» Data provided:
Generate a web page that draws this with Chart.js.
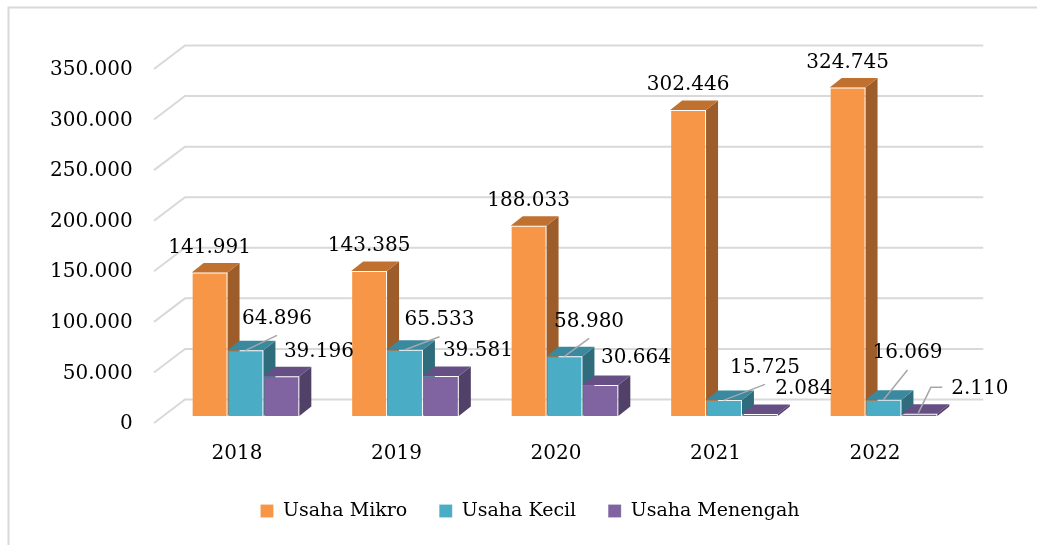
<!DOCTYPE html>
<html lang="id">
<head>
<meta charset="utf-8">
<title>Jumlah Usaha 2018-2022</title>
<script src="https://cdn.jsdelivr.net/npm/chart.js@4/dist/chart.umd.min.js"></script>
<style>
    html, body { margin: 0; padding: 0; background: #ffffff; }
    canvas { display: block; }
</style>
</head>
<body>
<canvas id="usahaChart" width="1037" height="545"></canvas>
<script>
const tahun = ['2018', '2019', '2020', '2021', '2022'];
const usahaMikro = [141991, 143385, 188033, 302446, 324745];
const usahaKecil = [64896, 65533, 58980, 15725, 16069];
const usahaMenengah = [39196, 39581, 30664, 2084, 2110];
const yTicks = [0, 50000, 100000, 150000, 200000, 250000, 300000, 350000];

// warna muka depan, atas, samping tiap seri
const warnaDepan = ['#F79646', '#4BACC6', '#8064A2'];
const warnaAtas = ['#C0712F', '#3A899E', '#664F85'];
const warnaSamping = ['#9D5D2B', '#2F6C7C', '#514067'];

// posisi label angka relatif ke tepi atas batang
const posisiLabel = [
    [{ dx: 0, dy: -25 }, { dx: 0, dy: -25 }, { dx: 0, dy: -25 }, { dx: 0, dy: -25 }, { dx: 0, dy: -25 }],
    [{ dx: 31.5, dy: -32, garis: 'lurus' }, { dx: 34.5, dy: -30, garis: 'lurus' }, { dx: 24.6, dy: -35, garis: 'lurus' },
     { dx: 41, dy: -32.7, garis: 'lurus' }, { dx: 24, dy: -46.7, garis: 'lurus' }],
    [{ dx: 37.5, dy: -25 }, { dx: 37, dy: -25 }, { dx: 35.6, dy: -27.4 }, { dx: 44, dy: -25 }, { dx: 60.5, dy: -25, garis: 'siku' }]
];

const KEDALAMAN_X = 12;
const KEDALAMAN_Y = 9.5;
const FONT = 'DejaVu Serif';

function formatAngka(v) {
    return String(v).replace(/\B(?=(\d{3})+(?!\d))/g, '.');
}

const bingkai = {
    id: 'bingkai',
    beforeDraw(chart) {
        const ctx = chart.ctx;
        ctx.save();
        ctx.strokeStyle = '#D9D9D9';
        ctx.lineWidth = 2;
        ctx.strokeRect(8.5, 7.5, 1100, 600);
        ctx.restore();
    }
};

const batang3d = {
    id: 'batang3d',
    beforeDatasetsDraw(chart) {
        const ctx = chart.ctx;
        const area = chart.chartArea;
        const y = chart.scales.y;

        // garis grid di dinding belakang + diagonal ke depan
        ctx.save();
        ctx.strokeStyle = '#D9D9D9';
        ctx.lineWidth = 2;
        y.ticks.forEach(t => {
            const py = y.getPixelForValue(t.value) - 16.5;
            ctx.beginPath();
            ctx.moveTo(area.left - 11.75, py + 23.5);
            ctx.lineTo(area.left + 19.25, py);
            ctx.lineTo(area.right + 20, py);
            ctx.stroke();
        });

        // muka samping dan atas; muka depan digambar oleh Chart.js
        chart.data.datasets.forEach((ds, di) => {
            chart.getDatasetMeta(di).data.forEach(bar => {
                const p = bar.getProps(['x', 'y', 'base', 'width'], true);
                const l = p.x - p.width / 2;
                const r = p.x + p.width / 2;
                ctx.fillStyle = warnaSamping[di];
                ctx.beginPath();
                ctx.moveTo(r, p.y);
                ctx.lineTo(r + KEDALAMAN_X, p.y - KEDALAMAN_Y);
                ctx.lineTo(r + KEDALAMAN_X, p.base - KEDALAMAN_Y);
                ctx.lineTo(r, p.base);
                ctx.closePath();
                ctx.fill();
                ctx.fillStyle = warnaAtas[di];
                ctx.beginPath();
                ctx.moveTo(l, p.y);
                ctx.lineTo(r, p.y);
                ctx.lineTo(r + KEDALAMAN_X, p.y - KEDALAMAN_Y);
                ctx.lineTo(l + KEDALAMAN_X, p.y - KEDALAMAN_Y);
                ctx.closePath();
                ctx.fill();
            });
        });
        ctx.restore();
    },
    afterDatasetsDraw(chart) {
        const ctx = chart.ctx;
        ctx.save();
        ctx.font = '20px "' + FONT + '"';
        ctx.textAlign = 'center';
        ctx.textBaseline = 'middle';
        chart.data.datasets.forEach((ds, di) => {
            chart.getDatasetMeta(di).data.forEach((bar, i) => {
                const pos = posisiLabel[di][i];
                const lx = bar.x + pos.dx;
                const ly = bar.y + pos.dy;
                const teks = formatAngka(ds.data[i]);
                ctx.strokeStyle = '#A6A6A6';
                ctx.lineWidth = 1.5;
                if (pos.garis === 'lurus') {
                    ctx.beginPath();
                    ctx.moveTo(bar.x, bar.y);
                    ctx.lineTo(lx, ly + 17);
                    ctx.stroke();
                } else if (pos.garis === 'siku') {
                    // garis penunjuk bersiku untuk label batang yang sangat pendek
                    const lebar = ctx.measureText(teks).width;
                    ctx.beginPath();
                    ctx.moveTo(bar.x - 1, bar.y - 1);
                    ctx.lineTo(bar.x + 11.5, ly - 1.5);
                    ctx.lineTo(lx - lebar / 2 - 9, ly - 1.5);
                    ctx.stroke();
                }
                ctx.fillStyle = '#000000';
                ctx.fillText(teks, lx, ly);
            });
        });
        ctx.restore();
    }
};

document.addEventListener('DOMContentLoaded', function () {
    const ctxUsaha = document.getElementById('usahaChart');

    new Chart(ctxUsaha, {
        type: 'bar',
        data: {
            labels: tahun,
            datasets: [
                { label: 'Usaha Mikro', data: usahaMikro, backgroundColor: warnaDepan[0] },
                { label: 'Usaha Kecil', data: usahaKecil, backgroundColor: warnaDepan[1] },
                { label: 'Usaha Menengah', data: usahaMenengah, backgroundColor: warnaDepan[2] }
            ]
        },
        options: {
            responsive: false,
            animation: false,
            datasets: {
                bar: {
                    categoryPercentage: 0.675,
                    barPercentage: 1,
                    borderWidth: 1,
                    borderColor: 'rgba(255,255,255,0.18)',
                    borderSkipped: 'bottom'
                }
            },
            layout: { padding: { top: 62, left: 23, right: 0, bottom: 14.5 } },
            plugins: {
                legend: {
                    position: 'bottom',
                    labels: {
                        color: '#000000',
                        font: { family: FONT, size: 19 },
                        boxWidth: 13,
                        boxHeight: 13,
                        padding: 32
                    }
                },
                tooltip: { enabled: false }
            },
            scales: {
                x: {
                    grid: { display: false, drawTicks: false },
                    border: { display: false },
                    ticks: {
                        color: '#000000',
                        font: { family: FONT, size: 20 },
                        padding: 26,
                        labelOffset: -8.5
                    },
                    afterFit(scale) { scale.height = 53.5; }
                },
                y: {
                    min: 0,
                    max: 350000,
                    grid: { display: false, drawTicks: false },
                    border: { display: false },
                    afterBuildTicks(scale) { scale.ticks = yTicks.map(v => ({ value: v })); },
                    ticks: {
                        color: '#000000',
                        font: { family: FONT, size: 20 },
                        padding: 33,
                        labelOffset: 8,
                        callback: v => formatAngka(v)
                    },
                    afterFit(scale) { scale.width = 142.75; }
                },
                // sumbu kosong di kanan, hanya memberi ruang
                kanan: {
                    axis: 'y',
                    position: 'right',
                    grid: { display: false, drawTicks: false },
                    border: { display: false },
                    ticks: { display: false },
                    afterFit(scale) { scale.width = 73.75; }
                }
            }
        },
        plugins: [bingkai, batang3d]
    });
});
</script>
</body>
</html>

» Challenge: Write out each line of the data exactly; the images should be left out.

» Output for this exercise:
Generate a web page that draws this with Chart.js.
<!DOCTYPE html>
<html lang="id">
<head>
<meta charset="utf-8">
<title>Jumlah Usaha 2018-2022</title>
<script src="https://cdn.jsdelivr.net/npm/chart.js@4/dist/chart.umd.min.js"></script>
<style>
    html, body { margin: 0; padding: 0; background: #ffffff; }
    canvas { display: block; }
</style>
</head>
<body>
<canvas id="usahaChart" width="1037" height="545"></canvas>
<script>
const tahun = ['2018', '2019', '2020', '2021', '2022'];
const usahaMikro = [141991, 143385, 188033, 302446, 324745];
const usahaKecil = [64896, 65533, 58980, 15725, 16069];
const usahaMenengah = [39196, 39581, 30664, 2084, 2110];
const yTicks = [0, 50000, 100000, 150000, 200000, 250000, 300000, 350000];

// warna muka depan, atas, samping tiap seri
const warnaDepan = ['#F79646', '#4BACC6', '#8064A2'];
const warnaAtas = ['#C0712F', '#3A899E', '#664F85'];
const warnaSamping = ['#9D5D2B', '#2F6C7C', '#514067'];

// posisi label angka relatif ke tepi atas batang
const posisiLabel = [
    [{ dx: 0, dy: -25 }, { dx: 0, dy: -25 }, { dx: 0, dy: -25 }, { dx: 0, dy: -25 }, { dx: 0, dy: -25 }],
    [{ dx: 31.5, dy: -32, garis: 'lurus' }, { dx: 34.5, dy: -30, garis: 'lurus' }, { dx: 24.6, dy: -35, garis: 'lurus' },
     { dx: 41, dy: -32.7, garis: 'lurus' }, { dx: 24, dy: -46.7, garis: 'lurus' }],
    [{ dx: 37.5, dy: -25 }, { dx: 37, dy: -25 }, { dx: 35.6, dy: -27.4 }, { dx: 44, dy: -25 }, { dx: 60.5, dy: -25, garis: 'siku' }]
];

const KEDALAMAN_X = 12;
const KEDALAMAN_Y = 9.5;
const FONT = 'DejaVu Serif';

function formatAngka(v) {
    return String(v).replace(/\B(?=(\d{3})+(?!\d))/g, '.');
}

const bingkai = {
    id: 'bingkai',
    beforeDraw(chart) {
        const ctx = chart.ctx;
        ctx.save();
        ctx.strokeStyle = '#D9D9D9';
        ctx.lineWidth = 2;
        ctx.strokeRect(8.5, 7.5, 1100, 600);
        ctx.restore();
    }
};

const batang3d = {
    id: 'batang3d',
    beforeDatasetsDraw(chart) {
        const ctx = chart.ctx;
        const area = chart.chartArea;
        const y = chart.scales.y;

        // garis grid di dinding belakang + diagonal ke depan
        ctx.save();
        ctx.strokeStyle = '#D9D9D9';
        ctx.lineWidth = 2;
        y.ticks.forEach(t => {
            const py = y.getPixelForValue(t.value) - 16.5;
            ctx.beginPath();
            ctx.moveTo(area.left - 11.75, py + 23.5);
            ctx.lineTo(area.left + 19.25, py);
            ctx.lineTo(area.right + 20, py);
            ctx.stroke();
        });

        // muka samping dan atas; muka depan digambar oleh Chart.js
        chart.data.datasets.forEach((ds, di) => {
            chart.getDatasetMeta(di).data.forEach(bar => {
                const p = bar.getProps(['x', 'y', 'base', 'width'], true);
                const l = p.x - p.width / 2;
                const r = p.x + p.width / 2;
                ctx.fillStyle = warnaSamping[di];
                ctx.beginPath();
                ctx.moveTo(r, p.y);
                ctx.lineTo(r + KEDALAMAN_X, p.y - KEDALAMAN_Y);
                ctx.lineTo(r + KEDALAMAN_X, p.base - KEDALAMAN_Y);
                ctx.lineTo(r, p.base);
                ctx.closePath();
                ctx.fill();
                ctx.fillStyle = warnaAtas[di];
                ctx.beginPath();
                ctx.moveTo(l, p.y);
                ctx.lineTo(r, p.y);
                ctx.lineTo(r + KEDALAMAN_X, p.y - KEDALAMAN_Y);
                ctx.lineTo(l + KEDALAMAN_X, p.y - KEDALAMAN_Y);
                ctx.closePath();
                ctx.fill();
            });
        });
        ctx.restore();
    },
    afterDatasetsDraw(chart) {
        const ctx = chart.ctx;
        ctx.save();
        ctx.font = '20px "' + FONT + '"';
        ctx.textAlign = 'center';
        ctx.textBaseline = 'middle';
        chart.data.datasets.forEach((ds, di) => {
            chart.getDatasetMeta(di).data.forEach((bar, i) => {
                const pos = posisiLabel[di][i];
                const lx = bar.x + pos.dx;
                const ly = bar.y + pos.dy;
                const teks = formatAngka(ds.data[i]);
                ctx.strokeStyle = '#A6A6A6';
                ctx.lineWidth = 1.5;
                if (pos.garis === 'lurus') {
                    ctx.beginPath();
                    ctx.moveTo(bar.x, bar.y);
                    ctx.lineTo(lx, ly + 17);
                    ctx.stroke();
                } else if (pos.garis === 'siku') {
                    // garis penunjuk bersiku untuk label batang yang sangat pendek
                    const lebar = ctx.measureText(teks).width;
                    ctx.beginPath();
                    ctx.moveTo(bar.x - 1, bar.y - 1);
                    ctx.lineTo(bar.x + 11.5, ly - 1.5);
                    ctx.lineTo(lx - lebar / 2 - 9, ly - 1.5);
                    ctx.stroke();
                }
                ctx.fillStyle = '#000000';
                ctx.fillText(teks, lx, ly);
            });
        });
        ctx.restore();
    }
};

document.addEventListener('DOMContentLoaded', function () {
    const ctxUsaha = document.getElementById('usahaChart');

    new Chart(ctxUsaha, {
        type: 'bar',
        data: {
            labels: tahun,
            datasets: [
                { label: 'Usaha Mikro', data: usahaMikro, backgroundColor: warnaDepan[0] },
                { label: 'Usaha Kecil', data: usahaKecil, backgroundColor: warnaDepan[1] },
                { label: 'Usaha Menengah', data: usahaMenengah, backgroundColor: warnaDepan[2] }
            ]
        },
        options: {
            responsive: false,
            animation: false,
            datasets: {
                bar: {
                    categoryPercentage: 0.675,
                    barPercentage: 1,
                    borderWidth: 1,
                    borderColor: 'rgba(255,255,255,0.18)',
                    borderSkipped: 'bottom'
                }
            },
            layout: { padding: { top: 62, left: 23, right: 0, bottom: 14.5 } },
            plugins: {
                legend: {
                    position: 'bottom',
                    labels: {
                        color: '#000000',
                        font: { family: FONT, size: 19 },
                        boxWidth: 13,
                        boxHeight: 13,
                        padding: 32
                    }
                },
                tooltip: { enabled: false }
            },
            scales: {
                x: {
                    grid: { display: false, drawTicks: false },
                    border: { display: false },
                    ticks: {
                        color: '#000000',
                        font: { family: FONT, size: 20 },
                        padding: 26,
                        labelOffset: -8.5
                    },
                    afterFit(scale) { scale.height = 53.5; }
                },
                y: {
                    min: 0,
                    max: 350000,
                    grid: { display: false, drawTicks: false },
                    border: { display: false },
                    afterBuildTicks(scale) { scale.ticks = yTicks.map(v => ({ value: v })); },
                    ticks: {
                        color: '#000000',
                        font: { family: FONT, size: 20 },
                        padding: 33,
                        labelOffset: 8,
                        callback: v => formatAngka(v)
                    },
                    afterFit(scale) { scale.width = 142.75; }
                },
                // sumbu kosong di kanan, hanya memberi ruang
                kanan: {
                    axis: 'y',
                    position: 'right',
                    grid: { display: false, drawTicks: false },
                    border: { display: false },
                    ticks: { display: false },
                    afterFit(scale) { scale.width = 73.75; }
                }
            }
        },
        plugins: [bingkai, batang3d]
    });
});
</script>
</body>
</html>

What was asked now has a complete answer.